Eles, os tenentes togados, do alto de suas vaidades e investidos no poder pretensamente saneador e justicialista do Estado, terminam por extrapolar de suas funções e incorrer, de forma perigosa, no patrocínio de um Estado policialesco, principalmente no estágio atual de debacle do capitalismo que os remunera.
O mercado, que é o santuário do capital, sempre reage mal à investidura de um poder justicialista policialesco, pois teme que isto interfira na sua essência corrupta. O capital não aceita concorrência de poder, pois criou o Estado apenas para lhe proteger e não para punir os seus serviçais, os políticos, bem como os empresários que com estes se mancomunam.
Aliás, a corrupção com o dinheiro público é trombeteada para o grande público como a grande culpada pelos nossos infortúnios sociais. Não é.
"o mal é sua própria dinâmica segregacionista e contraditória" |
Diz-se comumente que, se por acaso não houvesse corrupção com o dinheiro do erário, todos os males sociais estariam resolvidos, o que é uma afirmação absurdamente falaciosa. A corrupção agrava a crise das finanças públicas e o atendimento pelo Estado das demandas sociais, mas não é a causa primária do infortúnio social e, muito menos, da crise ecológica.
O mal da sociedade da mercadoria é a sua própria dinâmica segregacionista e contraditória que caminha para o colapso, agora de modo mais acelerado.
No caso do orçamento público brasileiro, as grandes rubricas orçamentárias são:
— a folha salarial do Poder Executivo; orçamento dos Poderes Legislativo e Judiciário; despesas de manutenção da máquina estatal; juros da dívida pública; déficit da previdência social. Tais rubricas já acumulam despesas maiores do que a arrecadação, gerando um déficit público.
— as empresas estatais, nas quais ocorrem, de fato, grandes maracutaias (daí ser um engano da esquerda considerar que são patrimônio do povo);
— os bancos públicos (BNDES, CEF, BB, BNB), que, apesar das maracutaias, dão lucros, porque os prejuízos, quando ocorrem, são avalizados pelo erário e pagos pelo povo.
O déficit público é efeito e não causa dos males sociais, pois resulta de um negativo modo de mediação social, sendo apenas parte do grande problema financeiro do país e do seu povo. Os trabalhadores são duplamente subtraídos: pela extração de mais-valia e pela sustentação, via pagamento dos impostos, do Estado que os oprime.
"nas empresas estatais ocorrem, de fato, grandes maracutaias" |
É claro que a corrupção agrava a crise do capitalismo, na medida em que debilita o Estado na sua capacidade de prover a infraestrutura necessária ao pretendido (por todos, direita e esquerda, infelizmente) e impossível, no estágio atual, desenvolvimento econômico nos moldes capitalistas, bem como gera insatisfação popular pelo não atendimento das demandas públicas.

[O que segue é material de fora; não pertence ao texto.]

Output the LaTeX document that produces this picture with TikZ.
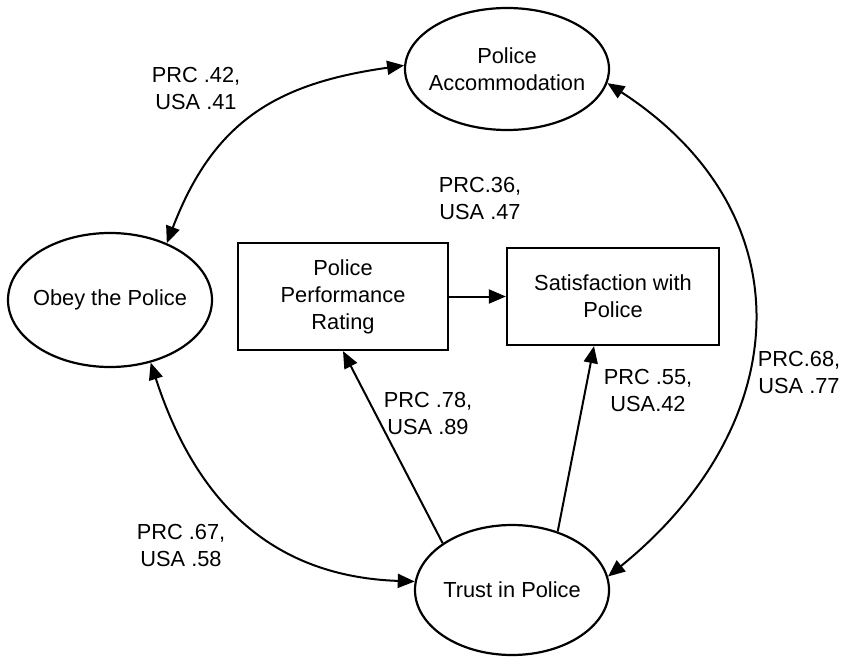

Mas, este não é o cerne do problema. O problema da sociedade capitalista é a cada vez mais acentuada e inconciliável contradição entre a acumulação da riqueza por uns poucos e o empobrecimento da grande maioria da população, além de suas contradições internas que agora provocam o limite interno absoluto da sua necessária expansão, sem a qual não sobrevive.
A resultante disso se expressa, de modo dramático para a população, sob a forma de desemprego estrutural e subemprego, bem como pela falência do atendimento das demandas públicas pelo Estado. A consequência óbvia: instalação da barbárie social.
Daí podermos dizer que o foco no combate a corrupção é uma forma de, mediante a manipulação da consciência dos cidadãos, tornar inofensiva a discussão sobre a causa dos problemas sociais, direcionando-a para um desvio que, ademais, tradicionalmente alavanca a demagogia direitista (tanto a eleitoral quanto a golpista).